Opinion
Case No. CV 15-10006 SJO (AFM)
07-17-2016
ORDER ACCEPTING FINDINGS AND RECOMMENDATIONS OF UNITED STATES MAGISTRATE JUDGE
Pursuant to 28 U.S.C. § 636, the Court has reviewed the Petition, records on file and the Report and Recommendation of United States Magistrate Judge. Further, the Court has engaged in a de novo review of those portions of the Report to which respondent has made objections.
Respondent objects that petitioner's claims are barred by Teague v. Lane, 489 U.S. 288 (1989). However, respondent did not properly address the substance of petitioner's claims.
In Ground One, petitioner claimed that she was subject to an illegal sentence enhancement based on her prior convictions, and that she was mentally incompetent when she committed the crimes and when she entered her plea. (Petition at 3.) Respondent contends that granting relief for this claim would require "a new rule of constitutional law be announced contrary to the rule" of Tollett v. Henderson, 411 U.S. 258 (1973). This articulation of the supposed new rule is too vague to satisfy respondent's burden to raise a proper Teague argument, and it does not properly account for petitioner's claim of sentencing error. Moreover, Tollett does not preclude a challenge to the voluntary and intelligent nature of a plea. After construing petitioner's allegation liberally (as federal habeas courts are required to do), the Court has determined that petitioner was trying to claim that her alleged mental incompetency rendered her plea involuntary. Such a claim, if it warranted habeas relief (which it does not in this case), would not have been "contrary to the rule of Tollett." See Miles v. Stainer, 108 F.3d 1108, 1112 (9th Cir. 1997) (mental incompetency at time of plea hearing would render guilty plea invalid).
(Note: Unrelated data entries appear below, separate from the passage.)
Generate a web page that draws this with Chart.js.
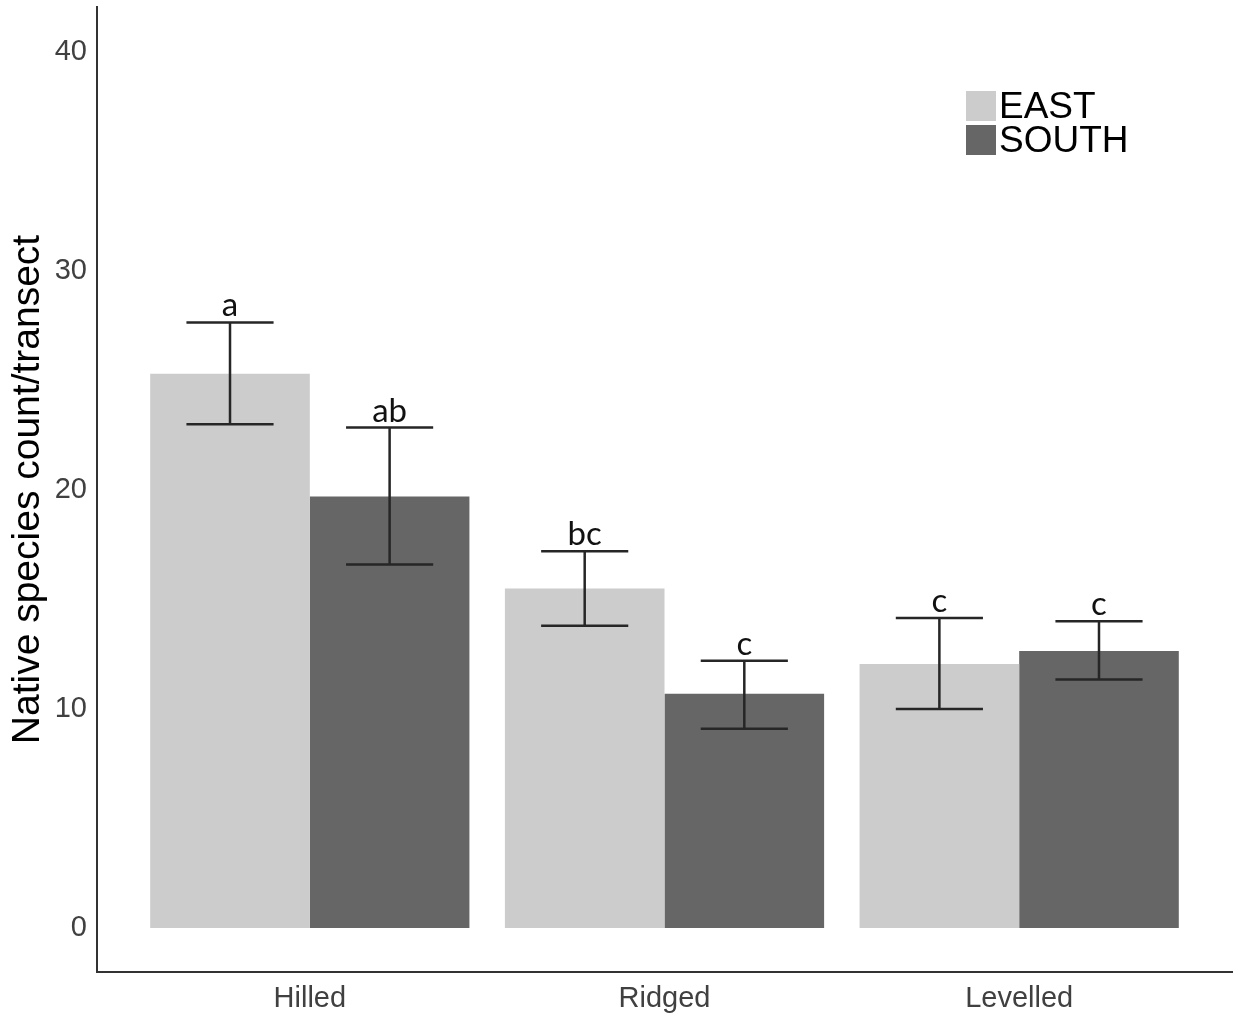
<!DOCTYPE html>
<html>
<head>
<meta charset="utf-8">
<script src="https://cdn.jsdelivr.net/npm/chart.js@4.4.1/dist/chart.umd.min.js"></script>
<style>
  html, body { margin: 0; padding: 0; background: #fff; }
  #wrap { width: 1238px; height: 1016px; position: relative; }
</style>
</head>
<body>
<div id="wrap"><canvas id="chart"></canvas></div>
<script>
// data
const categories = ["Hilled", "Ridged", "Levelled"];
const seriesNames = ["EAST", "SOUTH"];
const eastMean = [25.3, 15.5, 12.05];
const eastUpper = [27.65, 17.2, 14.15];
const eastLower = [23.0, 13.8, 10.0];
const eastLetters = ["a", "bc", "c"];
const southMean = [19.7, 10.7, 12.65];
const southUpper = [22.85, 12.2, 14.0];
const southLower = [16.6, 9.1, 11.35];
const southLetters = ["ab", "c", "c"];
const yTicks = [0, 10, 20, 30, 40];

const colors = ["#cccccc", "#666666"];
const upper = [eastUpper, southUpper];
const lower = [eastLower, southLower];
const letters = [eastLetters, southLetters];

// error bars + significance letters
const errorBars = {
  id: "errorBars",
  afterDatasetsDraw(chart) {
    const ctx = chart.ctx;
    const y = chart.scales.y;
    ctx.save();
    ctx.strokeStyle = "#262626";
    ctx.lineWidth = 2.5;
    chart.data.datasets.forEach((ds, di) => {
      const meta = chart.getDatasetMeta(di);
      meta.data.forEach((bar, i) => {
        const hi = y.getPixelForValue(upper[di][i]);
        const lo = y.getPixelForValue(lower[di][i]);
        const half = bar.width * 0.273;
        ctx.beginPath();
        ctx.moveTo(bar.x, hi); ctx.lineTo(bar.x, lo);
        ctx.moveTo(bar.x - half, hi); ctx.lineTo(bar.x + half, hi);
        ctx.moveTo(bar.x - half, lo); ctx.lineTo(bar.x + half, lo);
        ctx.stroke();
        ctx.fillStyle = "#111";
        ctx.font = "33px Lato";
        ctx.textAlign = "center";
        ctx.textBaseline = "alphabetic";
        ctx.fillText(letters[di][i], bar.x, hi - 6);
      });
    });
    ctx.restore();
  }
};

// legend in the top-right corner, like the original
const cornerLegend = {
  id: "cornerLegend",
  afterDraw(chart) {
    const ctx = chart.ctx;
    const x0 = chart.chartArea.right - 266;
    const y0 = 91;
    ctx.save();
    seriesNames.forEach((name, i) => {
      const top = y0 + i * 34;
      ctx.fillStyle = colors[i];
      ctx.fillRect(x0, top, 30, 30);
      ctx.fillStyle = "#000";
      ctx.font = "37px 'Liberation Sans'";
      ctx.textAlign = "left";
      ctx.textBaseline = "alphabetic";
      ctx.fillText(name, x0 + 33, top + 27);
    });
    ctx.restore();
  }
};

const datasets = [eastMean, southMean].map((vals, di) => ({
  label: seriesNames[di],
  data: vals.map((v, i) => ({ x: i + 1, y: v })),
  backgroundColor: colors[di],
  borderWidth: 0,
  categoryPercentage: 0.9,
  barPercentage: 1.0
}));

new Chart(document.getElementById("chart"), {
  type: "bar",
  data: { datasets },
  options: {
    responsive: true,
    maintainAspectRatio: false,
    animation: false,
    layout: { padding: { top: 7, right: 6, left: 0, bottom: 0 } },
    plugins: { legend: { display: false }, tooltip: { enabled: false } },
    scales: {
      x: {
        type: "linear",
        offset: false,
        min: 0.4,
        max: 3.6,
        grid: { display: false, drawTicks: false, offset: false },
        border: { display: true, color: "#333", width: 2 },
        afterBuildTicks: (s) => { s.ticks = categories.map((c, i) => ({ value: i + 1 })); },
        afterFit: (s) => { s.height = 44; s.paddingLeft = 0; s.paddingRight = 0; },
        ticks: {
          padding: 10,
          color: "#404040",
          font: { family: "'Liberation Sans'", size: 29 },
          callback: (v) => categories[v - 1] || ""
        }
      },
      y: {
        min: -2.01,
        max: 42.05,
        grid: { display: false, drawTicks: false },
        border: { display: true, color: "#333", width: 2 },
        afterBuildTicks: (s) => { s.ticks = yTicks.map(v => ({ value: v })); },
        afterFit: (s) => { s.width = 97; s.paddingTop = 0; s.paddingBottom = 0; },
        ticks: {
          padding: 10,
          color: "#404040",
          font: { family: "'Liberation Sans'", size: 29 }
        },
        title: {
          display: true,
          text: "Native species count/transect",
          color: "#000",
          font: { family: "'Liberation Sans'", size: 39 },
          padding: { top: 5, bottom: 0 }
        }
      }
    }
  },
  plugins: [errorBars, cornerLegend]
});
</script>
</body>
</html>
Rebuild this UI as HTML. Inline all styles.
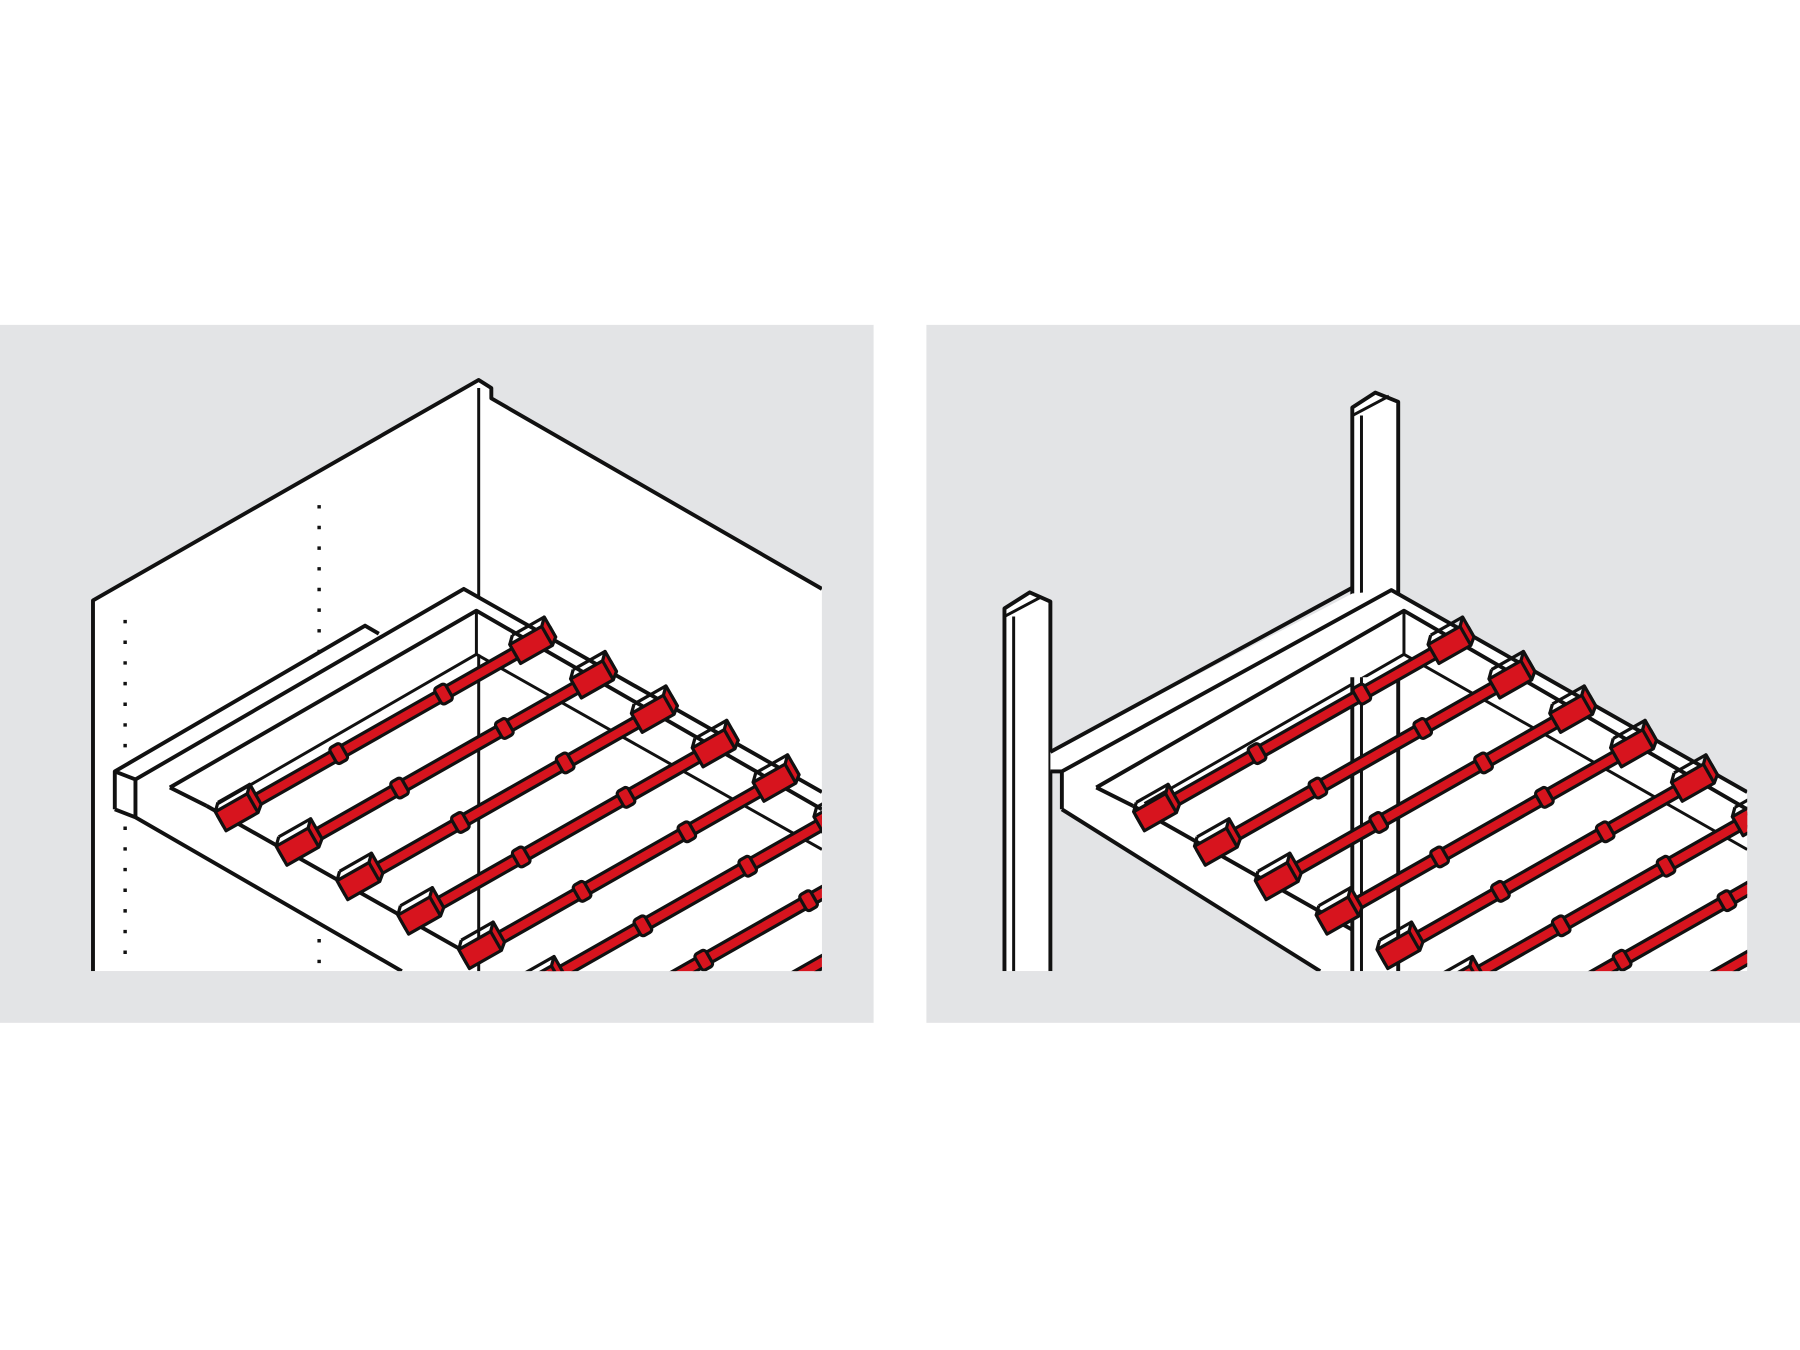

In Ground Two, petitioner claimed that her sentence is illegal because her prior convictions did not involve weapons or harm to the victims, and they were remote in time. Respondent contends that granting relief for this claim would require a new rule under Teague that the principles of double jeopardy are not violated when sentence enhancements are imposed for prior serious felony convictions. Although petitioner made a passing reference to the concept of "double jeopardy," this was not the substance of her sentencing-error claim. Rather, petitioner argued that her sentence enhancement was illegal because her prior convictions had not been proven as facts, she had not harmed anybody, she had not used weapons, and her prior convictions were remote in time. These arguments were meritless for reasons having nothing to do with double jeopardy or Teague: Claims of error under state sentencing laws are not cognizable on federal habeas review, and the record reflected that petitioner validly admitted the truth of her prior convictions in open court.
In sum, respondent has not properly raised a Teague argument. /// ///
IT THEREFORE IS ORDERED that (1) the Report and Recommendation of the Magistrate Judge is accepted and adopted; (2) respondent's Motion to Dismiss based on a Teague argument is denied; and (3) judgment shall be entered dismissing this action with prejudice. DATED: July 17, 2016.